Even during the most conventional periods of my life — like when I was married or when I was running a city magazine — there was always, in the back of my mind, the map of the universe I beheld during an acid trip on the James River after an afternoon of digging for clams. Or the memory of the week I was marooned in a Washington, D.C., ghetto apartment while a “race riot” raged in the streets and my African-American hosts protected me like a Jew hidden in the attic during the Holocaust.

One can dismiss mystery, LSD’s window on the numinous, the passion of conviction and the sheltering kindness of different-colored strangers, but — for me, anyway — the memories always percolate back to the surface. They are benchmarks. “Where is your passion? Are you living pleasurably? Are you talking about what’s important to you? Are you isolated?” All are questions they ask.

It’s as if the young me dialogues with the middle-aged me.

“Death is coming,” the middle-aged me replies.

“Damn right, so stop acting like you have unlimited time,” the remembered me replies.

Youth has its own wisdom. When we can’t hear our own memory, sometimes youth, like death, comes knocking at the door.

Russell asked me about my feelings about the wave of patriotism that turned 99 percent of Americans into flag-waving robots after Sept. 11.

I replied that the experience was difficult because, as someone with a history as an activist, I find most flag-waving a cover for a conservative agenda. But, I said, from a psychological perspective, I also realized it was a way for people to manage their anger and grief. So, like the good psychologist and adult I want to be, I told Russell that, although I was critical of the current administration’s policy, I realized it was probably fair to let people rant for the time being. When emotions start to cool, then we can pose the really difficult questions.

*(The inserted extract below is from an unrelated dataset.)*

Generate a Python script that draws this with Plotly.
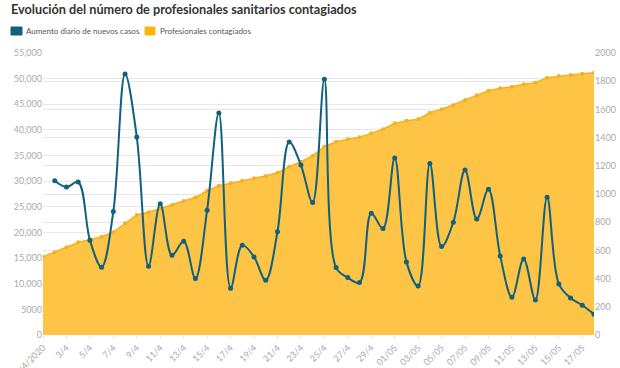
import plotly.graph_objects as go

# ---- data ----
dates = ["1/4/2020"] + [f"{d}/4" for d in range(2, 31)] + [f"{d:02d}/05" for d in range(1, 19)]

nuevos_casos = [None, 30080, 28850, 29830, 18500, 13220, 24090, 50900, 38600, 13400,
                25590, 15560, 18300, 11000, 24350, 43300, 9120, 17520, 15230, 10680,
                20120, 37640, 33140, 25840, 49870, 13150, 11200, 10220, 23760, 20770,
                34510, 14260, 9570, 33460, 17250, 22000, 32160, 22600, 28450, 15430,
                7360, 14840, 6840, 26890, 9960, 7230, 5800, 4040]

profesionales = [555, 587, 622, 657, 679, 697, 729, 792, 851, 870,
                 898, 922, 950, 975, 1023, 1059, 1076, 1094, 1111, 1128,
                 1151, 1194, 1229, 1270, 1336, 1370, 1388, 1402, 1430, 1459,
                 1501, 1520, 1530, 1577, 1601, 1631, 1667, 1700, 1733, 1750,
                 1761, 1778, 1789, 1825, 1837, 1844, 1853, 1860]

left_ticks = [0, 5000, 10000, 15000, 20000, 25000, 30000, 35000, 40000, 45000, 50000, 55000]
left_labels = ["0", "5000", "10,000", "15,000", "20,000", "25,000", "30,000",
               "35,000", "40,000", "45,000", "50,000", "55,000"]
right_ticks = [0, 200, 400, 600, 800, 1000, 1200, 1400, 1600, 1800, 2000]

title = "Evolución del número de profesionales sanitarios contagiados"
legend_names = ["Aumento diario de nuevos casos", "Profesionales contagiados"]

BLUE = "#10607e"
ORANGE = "#f5b020"
FILL = "#fdc445"
FONT = "Lato"

fig = go.Figure()
fig.add_trace(go.Scatter(
    x=dates, y=profesionales, yaxis="y", mode="lines+markers",
    line=dict(color=ORANGE, width=1.5), marker=dict(color=ORANGE, size=4),
    fill="tozeroy", fillcolor=FILL, name=legend_names[1], showlegend=False))
fig.add_trace(go.Scatter(
    x=dates, y=nuevos_casos, yaxis="y2", mode="lines+markers",
    line=dict(color=BLUE, width=2, shape="spline", smoothing=1.0),
    marker=dict(color=BLUE, size=5), name=legend_names[0], showlegend=False,
    connectgaps=False))

W, H = 620, 368
L, R, T, B = 43, 26, 53, 33
pw, ph = W - L - R, H - T - B


def px(x):
    return (x - L) / pw


def py(y):
    return (H - B - y) / ph


fig.update_layout(
    width=W, height=H,
    margin=dict(l=L, r=R, t=T, b=B, autoexpand=False),
    paper_bgcolor="white", plot_bgcolor="white",
    font=dict(family=FONT, color="#666666", size=9),
    title=dict(text=title, x=11 / W, xref="container", xanchor="left",
               y=1 - 10 / H, yref="container", yanchor="middle",
               font=dict(family=FONT, size=12.7, color="#333333", weight=700)),
    xaxis=dict(type="category", range=[0, len(dates) - 1], automargin=False,
               tickmode="array", tickvals=dates[::2], ticktext=dates[::2],
               tickangle=-45, tickfont=dict(size=9, color="#aaaaaa"),
               showgrid=False, showline=False, zeroline=False,
               ticks="outside", ticklen=3, tickcolor="#e6e6e6"),
    yaxis=dict(side="right", range=[0, 2000], tickvals=right_ticks, automargin=False,
               tickfont=dict(size=9, color="#aaaaaa"),
               showgrid=True, gridcolor="#e8e8e8", gridwidth=1,
               zeroline=False, showline=False),
    yaxis2=dict(side="left", overlaying="y", range=[0, 55000], automargin=False,
                tickvals=left_ticks, ticktext=left_labels,
                tickfont=dict(size=9, color="#aaaaaa"),
                showgrid=True, gridcolor="#e8e8e8", gridwidth=1,
                zeroline=False, showline=False),
    showlegend=False,
)

# custom legend (rounded swatches + text)
swatches = [(11, 22, BLUE, legend_names[0], 24), (145, 155, "#f9b60f", legend_names[1], 158)]
for x0, x1, col, name, tx in swatches:
    fig.add_shape(type="rect", xref="paper", yref="paper",
                  x0=px(x0), x1=px(x1), y0=py(35), y1=py(27),
                  fillcolor=col, line=dict(color=col, width=1), layer="above")
    fig.add_annotation(text=name, xref="paper", yref="paper", x=px(tx), y=py(31),
                       xanchor="left", yanchor="middle", showarrow=False,
                       font=dict(family=FONT, size=8, color="#555555"))

fig.write_html("out.html", config={"displayModeBar": False},
               post_script="document.body.style.margin='0';document.body.style.overflow='hidden';")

Of course, the remembered me would never have made such a statement. And Russell, who attended the global conference on racism in South Africa earlier this year, instantly reminded me why. It’s at just that moment — when we have turned our attention away — that we lose our rights. Thus the ghastly USA PATRIOT act with its remarkable sabotage of the Fourth Amendment, opposed by a coalition so diverse it includes Bob Barr and Ralph Nader.

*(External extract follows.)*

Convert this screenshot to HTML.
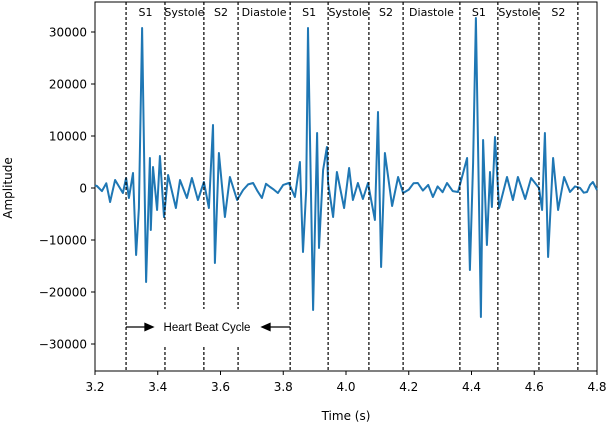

My point here is not to diss the PATRIOT act, but to remember the importance of remembering. And what I mean involves more than all that bromide about being doomed to repeat the past if we forget it. I mean that in forgetting the passions of our adventurous youth — or, as it often is among today’s youth, too often forgetting to live adventurously at all — we forget everything. And that includes the present.??